MOSCOW, July 13 (RIA Novosti) - A senior Russian lawmaker said Friday that a House resolution on troop withdrawal from Iraq, passed Thursday, and a mildly anti-U.S. speech by a British Cabinet member, were signs of genuine anti-Bush sentiment.

"It is hard to imagine that the Democrats would pass anti-war resolutions, one after another, which [they know] the President would veto, just for the sake of [the already ongoing presidential] election campaign," Mikhail Margelov, chairman of the International Affairs Committee at the Federation Council, the upper house of the Russian legislature, said.

"They are doing this largely because there is real frustration with the war among the U.S. public - the longer the war, the deeper the frustration," he said.

The U.S. House of Representatives voted Thursday 223 to 201 for the withdrawal of most American troops from Iraq by April 1, 2008, hours after President Bush delivered an impassioned televised plea to give his "surge" strategy, which saw the deployment of an additional 30,000 U.S. troops in and around the Iraqi capital Baghdad, a chance to work.

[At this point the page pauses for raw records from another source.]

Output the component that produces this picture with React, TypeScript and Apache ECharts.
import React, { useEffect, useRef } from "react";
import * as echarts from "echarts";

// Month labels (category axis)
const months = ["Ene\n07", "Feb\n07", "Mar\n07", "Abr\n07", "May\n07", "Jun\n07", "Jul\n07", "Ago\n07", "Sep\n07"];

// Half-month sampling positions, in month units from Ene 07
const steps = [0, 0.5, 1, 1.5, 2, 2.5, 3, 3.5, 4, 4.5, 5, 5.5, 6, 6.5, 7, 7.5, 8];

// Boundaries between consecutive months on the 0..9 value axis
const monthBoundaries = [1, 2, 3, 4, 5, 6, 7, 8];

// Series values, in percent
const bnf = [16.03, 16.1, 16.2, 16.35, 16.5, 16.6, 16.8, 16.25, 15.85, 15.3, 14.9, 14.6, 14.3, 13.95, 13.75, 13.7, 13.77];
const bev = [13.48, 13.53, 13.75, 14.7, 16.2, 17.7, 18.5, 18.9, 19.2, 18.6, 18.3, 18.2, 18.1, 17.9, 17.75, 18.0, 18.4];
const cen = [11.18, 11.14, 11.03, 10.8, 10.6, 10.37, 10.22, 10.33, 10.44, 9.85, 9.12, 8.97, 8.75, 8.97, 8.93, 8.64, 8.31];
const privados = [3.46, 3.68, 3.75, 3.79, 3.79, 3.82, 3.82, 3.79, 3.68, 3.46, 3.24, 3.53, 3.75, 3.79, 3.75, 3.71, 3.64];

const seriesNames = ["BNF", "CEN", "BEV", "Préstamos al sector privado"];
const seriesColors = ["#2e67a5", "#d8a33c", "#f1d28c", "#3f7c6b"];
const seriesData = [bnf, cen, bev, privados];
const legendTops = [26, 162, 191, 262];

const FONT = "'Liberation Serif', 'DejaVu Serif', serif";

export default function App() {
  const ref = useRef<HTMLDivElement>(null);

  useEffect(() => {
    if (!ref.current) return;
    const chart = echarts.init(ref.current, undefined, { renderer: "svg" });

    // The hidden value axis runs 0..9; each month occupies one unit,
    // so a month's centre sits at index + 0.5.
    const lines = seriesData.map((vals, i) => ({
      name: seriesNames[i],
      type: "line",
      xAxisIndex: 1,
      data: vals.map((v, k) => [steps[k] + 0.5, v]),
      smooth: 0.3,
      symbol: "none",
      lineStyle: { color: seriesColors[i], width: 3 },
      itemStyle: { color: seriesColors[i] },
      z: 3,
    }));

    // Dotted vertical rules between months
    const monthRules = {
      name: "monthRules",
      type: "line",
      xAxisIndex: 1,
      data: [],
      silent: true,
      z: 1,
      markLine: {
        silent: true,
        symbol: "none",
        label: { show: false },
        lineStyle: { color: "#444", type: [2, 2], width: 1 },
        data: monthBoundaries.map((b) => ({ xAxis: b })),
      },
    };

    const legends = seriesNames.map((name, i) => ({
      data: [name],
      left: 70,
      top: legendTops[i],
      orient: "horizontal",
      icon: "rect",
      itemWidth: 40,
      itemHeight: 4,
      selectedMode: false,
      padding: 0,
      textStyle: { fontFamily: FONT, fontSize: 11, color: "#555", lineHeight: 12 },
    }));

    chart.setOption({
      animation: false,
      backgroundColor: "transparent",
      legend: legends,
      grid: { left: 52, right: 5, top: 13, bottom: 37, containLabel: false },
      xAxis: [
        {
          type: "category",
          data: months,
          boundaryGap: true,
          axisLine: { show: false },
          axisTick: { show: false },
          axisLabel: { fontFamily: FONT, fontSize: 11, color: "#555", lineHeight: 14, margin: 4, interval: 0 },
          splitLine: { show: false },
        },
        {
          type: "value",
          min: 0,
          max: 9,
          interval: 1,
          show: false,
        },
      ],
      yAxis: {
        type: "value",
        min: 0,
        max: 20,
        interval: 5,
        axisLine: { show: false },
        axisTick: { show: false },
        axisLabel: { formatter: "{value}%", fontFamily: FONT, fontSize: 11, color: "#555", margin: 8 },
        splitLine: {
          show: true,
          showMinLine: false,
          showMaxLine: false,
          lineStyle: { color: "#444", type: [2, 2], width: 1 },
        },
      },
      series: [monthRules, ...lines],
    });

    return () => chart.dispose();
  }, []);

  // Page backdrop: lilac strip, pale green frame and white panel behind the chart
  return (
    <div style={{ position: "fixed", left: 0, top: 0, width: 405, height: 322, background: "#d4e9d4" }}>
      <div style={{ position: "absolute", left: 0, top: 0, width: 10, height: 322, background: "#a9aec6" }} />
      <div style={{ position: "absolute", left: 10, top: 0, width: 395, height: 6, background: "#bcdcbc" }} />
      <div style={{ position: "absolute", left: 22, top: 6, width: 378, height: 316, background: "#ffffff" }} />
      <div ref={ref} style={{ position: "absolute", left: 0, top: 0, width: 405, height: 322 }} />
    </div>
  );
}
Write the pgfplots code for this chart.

The bill has yet to go through the Senate, where the resolution will not pass along party lines, as in the House of Representatives, but George W. Bush has pledged to veto any bill sent to him requiring a pullout before a full assessment of his new strategy can be made in September.

The Russian lawmaker said President Bush was losing popularity among his closest international allies as well as at home, where a USA Today/Gallup Poll coincidentally released this week found his approval rating dropping to 29%.

Margelov cited a recent Washington speech by U.K. International Development Secretary Douglas Alexander, one of new Prime Minister Gordon Brown's closest allies, who said that a country's might is "too often measured in what it could destroy."

"Just as we need the rule of law at home to have civilization, so we need rules abroad to ensure global civilization," Alexander told a high-profile Washington audience.

Margelov interpreted the speech as a restraining signal to the U.S., warning it against abusing its "hard power."

"The speech is fairly general as such, but it is all too easy to see the intended destination of the message," he said.

Alexander's speech at the Council on Foreign Relations, a think tank, also featured such issues as climate change, United Nations and World Bank reforms, migration, and world poverty.

Earlier this week, Brown acknowledged in a U.K. radio interview that there had been "failures at the beginning of the war," which led some British MPs to speculate that as Bush's rift with Congress will be getting wider, Britain will be increasingly inclined to order early withdrawal of its own troops from Iraq.